From the June 2007 issue of Investment Advisor • Subscribe!

Quilting Bee

Financial products must consider the full spectrum of clients' retirement risks

When it comes to mitigating risks for clients in retirement, advisors and product manufacturers must stitch together products and strategies that help clients meet the full spectrum of their needs--from long-term care, to income generation, to health care.

That was the message that Pam Schutz, head of Genworth Financial's Retirement and Protection division, delivered to Genworth's top advisors in early May in Washington. Only those advisors and manufacturers who "understand the full context of the retirement landscape," she told advisors, will be able to capture the huge amount of retirement assets at play.

Consider research released recently by McKinsey & Co., she noted, which reported that more than 60% of assets in the U.S. are in retirement vehicles. To grab a portion of this "massive pool of money," Schutz said, it's imperative for advisors and manufacturers to work together so that they can address the full spectrum of retirement risk. Four client risks must be addressed, she said. The first is ensuring that a client's investments meet expectations. At a minimum, advisors should ask if clients' assets are properly allocated, and if they've made good fund choices. The second risk is determining whether a client will have adequate guaranteed income for life to cover the basics or more. Third is making sure clients take care of their healthcare costs. (In a separate conversation after her speech, Schutz said that while long-term care and Medicare supplements are available to help with healthcare costs, "if you look at the industry, there is some work to do on products and helping advisors integrate [those products].") The fourth risk is determining whether a financial plan can withstand severe health risks or prolonged health problems.

The Solutions

To help consumers address their retirement risks, and execute successful business models, Schutz said five key components must be tackled: consumer education, products, advice models and technology, public policy, and thought leadership. To be more successful in affecting change within these components, Schutz said advisors should pick an area to focus on "and tighten and stitch together strategies in those areas."

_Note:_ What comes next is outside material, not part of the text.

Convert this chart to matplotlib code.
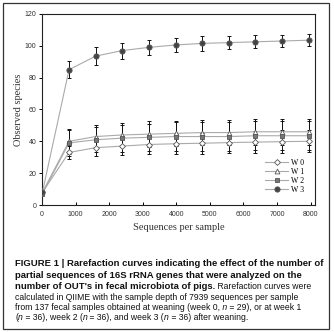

Focusing on products and public policy, the industry must continue to be innovators, Schutz said, creating products that span the landscape of retirement risk, are flexible and easy to understand, and are what consumers want. Most of the products available now are siloed, she said, by an annuity, a life insurance, or LTC product and are "not connected." They are also inflexible, and fail to change with an "individual's revolving needs." This is beginning to change however, she said, as manufacturers are developing products that stitch solutions together.

In January, Genworth combined its U.S. retirement and protection divisions into one, which enabled the company to not only show "one face" to distributors, Schutz said during the separate conversation, but to start putting together the long-term care, annuities, managed money, and income products. "We see a ton of opportunities, particularly when you think about stitching together accumulation, income, and healthcare type products."

Such products include Genworth's Total Living Coverage, which provides long-term care and life insurance. Genworth plans to release this year a managed money income product which she said will include a "guaranteed income solution overlay on a managed account platform." Today, she said, "you see a lot of assets on fee-based managed money platforms." However, "what you don't have on those platforms is the opportunity for protection [against] your assets running out because of market performance or outliving your money."

As for public policy, Schutz said it's imperative for the industry to continue to influence public policy "so that the environment in which we work is conducive to mitigate retirement risk and building our businesses." Notwithstanding the Social Security and Medicare situation, "there are lots of opportunities [to affect policy] because the focus hasn't shifted enough to income and healthcare," she said. The federal government, too, "is uniquely able to increase financial literacy about retirement risk, but education programs haven't been adequate." Public policies must be created that encourage individuals to create their own financial security, she continued. Some progress has been made in the Pension Protection Act as well as the Medicaid State Long-Term Care Partnership Program Act of 2005, legislation that passed as part of the Deficit Reduction Act. The legislation became effective in 2006, and encourages individuals to obtainprivate long-term care insurance. "This protects assets equal to a policy'sbenefits," Schutz said, "and results in fewer people relying on Medicaid."